Intrusion Detection: The Real Culprit Behind AI's Success

Deep learning models for network intrusion detection often flaunt impressive performance figures, especially when applied to datasets like CIC-IDS2017. These models have embraced temporal architectures such as recurrent networks and Transformers, claiming near-perfect results. But scratch beneath the surface, and a different picture could emerge. Apparently, the devil's in the details, or rather, the methodology.

Padding: The Unsung Hero or Villain?

It turns out that the way data is padded can dramatically skew results. When researchers reformulated CIC-IDS2017 to focus on temporal sequences, they discovered a startling fact: padding conventions, more than the architectural sophistication of the model, dictate performance. For instance, the Transformer model shines with a macro-F1 score of 0.89 when dealing with real sequential data. But introduce zero-padding, and its performance dives, losing a staggering 0.24 in macro-F1.

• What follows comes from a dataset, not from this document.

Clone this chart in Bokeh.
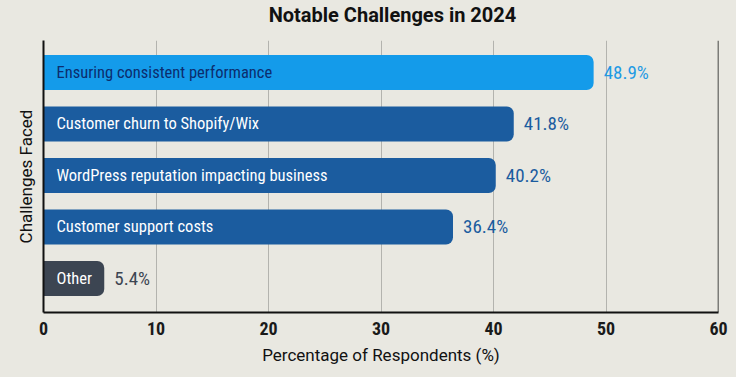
from bokeh.plotting import figure
from bokeh.layouts import column
from bokeh.models import Range1d, FixedTicker, Span, ColumnDataSource
from bokeh.core.properties import value
from bokeh.embed import file_html
from bokeh.resources import INLINE

categories = [
    "Ensuring consistent performance",
    "Customer churn to Shopify/Wix",
    "WordPress reputation impacting business",
    "Customer support costs",
    "Other",
]
percentages = [48.9, 41.8, 40.2, 36.4, 5.4]
x_ticks = [0, 10, 20, 30, 40, 50, 60]
title_text = ["Notable Challenges in 2024"]

bar_colors = ["#149bea", "#1b5c9f", "#1b5c9f", "#1b5c9f", "#3c4552"]
name_colors = ["#0c2d6e", "#ffffff", "#ffffff", "#ffffff", "#ffffff"]
value_colors = ["#1f9ae4", "#1b5c9f", "#1b5c9f", "#1b5c9f", "#3c4552"]

COND = "Roboto Condensed"
BG = "#e9e8e1"

n = len(categories)
src = ColumnDataSource(dict(
    y=[n - 1 - i for i in range(n)],
    pct=percentages,
    name=categories,
    label=[f"{v}%" for v in percentages],
    bar_color=bar_colors,
    name_color=name_colors,
    value_color=value_colors,
))

W = 736
TITLE_H = 40
ML, MR, MB = 43, 18, 65

# ---- title strip ----
t = figure(width=W, height=TITLE_H, x_range=Range1d(0, W), y_range=Range1d(0, TITLE_H),
           output_backend="svg", toolbar_location=None,
           background_fill_color=BG, border_fill_color=BG, min_border=0)
t.axis.visible = False
t.grid.visible = False
t.outline_line_color = None
t.title.visible = False
t.text(x=[ML + (W - ML - MR) / 2], y=[TITLE_H - 14], text=title_text,
       text_align="center", text_baseline="middle",
       text_font=value("Roboto"), text_font_style="bold", text_font_size="20px",
       text_color="#111111")

# ---- main chart ----
p = figure(width=W, height=377 - TITLE_H,
           x_range=Range1d(0, 60), y_range=Range1d(-0.66, 4.62),
           output_backend="svg", toolbar_location=None,
           background_fill_color=BG, border_fill_color=BG,
           min_border_left=ML, min_border_right=MR,
           min_border_top=0, min_border_bottom=MB)
p.outline_line_color = None
p.title.visible = False

p.ygrid.visible = False
p.xgrid.ticker = FixedTicker(ticks=x_ticks)
p.xgrid.grid_line_color = "#b3b3ae"
p.xgrid.grid_line_width = 1

xa = p.xaxis[0]
xa.ticker = FixedTicker(ticks=x_ticks)
xa.major_tick_line_color = None
xa.minor_tick_line_color = None
xa.axis_line_width = 2
xa.axis_line_color = "#111111"
xa.major_label_text_font = COND
xa.major_label_text_font_style = "bold"
xa.major_label_text_font_size = "18px"
xa.major_label_text_color = "#1a1a1a"
xa.major_label_standoff = 3
xa.axis_label = "Percentage of Respondents (%)"
xa.axis_label_text_font = "Roboto"
xa.axis_label_text_font_style = "normal"
xa.axis_label_text_font_size = "17px"
xa.axis_label_text_color = "#111111"
xa.axis_label_standoff = 7

ya = p.yaxis[0]
ya.ticker = FixedTicker(ticks=[])
ya.major_tick_line_color = None
ya.minor_tick_line_color = None
ya.major_label_text_font_size = "0px"
ya.major_label_standoff = 0
ya.axis_line_width = 2
ya.axis_line_color = "#111111"
ya.axis_label = "Challenges Faced"
ya.axis_label_text_font = "Roboto"
ya.axis_label_text_font_style = "normal"
ya.axis_label_text_font_size = "17px"
ya.axis_label_text_color = "#111111"
ya.axis_label_standoff = 8

p.add_layout(Span(location=60, dimension="height", line_color="#111111", line_width=1.5))

p.hbar(y="y", left=0, right="pct", height=0.68, source=src,
       fill_color="bar_color", line_color=None, border_radius=(0, 7, 7, 0))

p.text(x=0, y="y", text="name", source=src, x_offset=13,
       text_baseline="middle", text_align="left", text_color="name_color",
       text_font=value(COND), text_font_size="16.5px")

p.text(x="pct", y="y", text="label", source=src, x_offset=10,
       text_baseline="middle", text_align="left", text_color="value_color",
       text_font=value(COND), text_font_size="19px")

layout = column(t, p, spacing=0, styles={"background-color": BG})
open("out.html", "w").write(file_html(layout, INLINE))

This finding suggests that the perceived superiority of Transformers might be an illusion under certain conditions. If padding choices can swing results so wildly, what does that say about the robustness of these models? It's a reminder that sometimes, it's not the architecture but the setup that inflates results. Let's apply the standard the industry set for itself: if the results don't hold across different conditions, are they valid at all?

Leakage-Free Splits: The Gold Standard?

When testing for robustness without data leakage, the results pivoted again. The humble Random Forest model unexpectedly proved to be the most stable, with only a minor performance dip. Meanwhile, the Transformer's false-alarm rate skyrocketed, leaping from 0.04% to 2.7%. This is an increase invisible under conventional testing protocols and raises questions about what these models are genuinely learning.

Such findings beg the question: Are researchers more enamored with flashy model names than with ensuring real-world applicability? Show me the audit, and let’s see if these models still hold up.

The Path Forward

The study advocates for what should be the bare minimum in intrusion detection research: leakage-free splits, transparent padding practices, and a focus on sequence-aware benchmarking. These recommendations aren't just academic exercises. They're essential for painting a true picture of model effectiveness.

As the AI community continues to push boundaries, the burden of proof sits with the team, not the community. The industry can't afford complacency. Skepticism isn't pessimism. It's due diligence. If we're to trust these systems in critical environments, we must ensure they meet the standards they claim to achieve.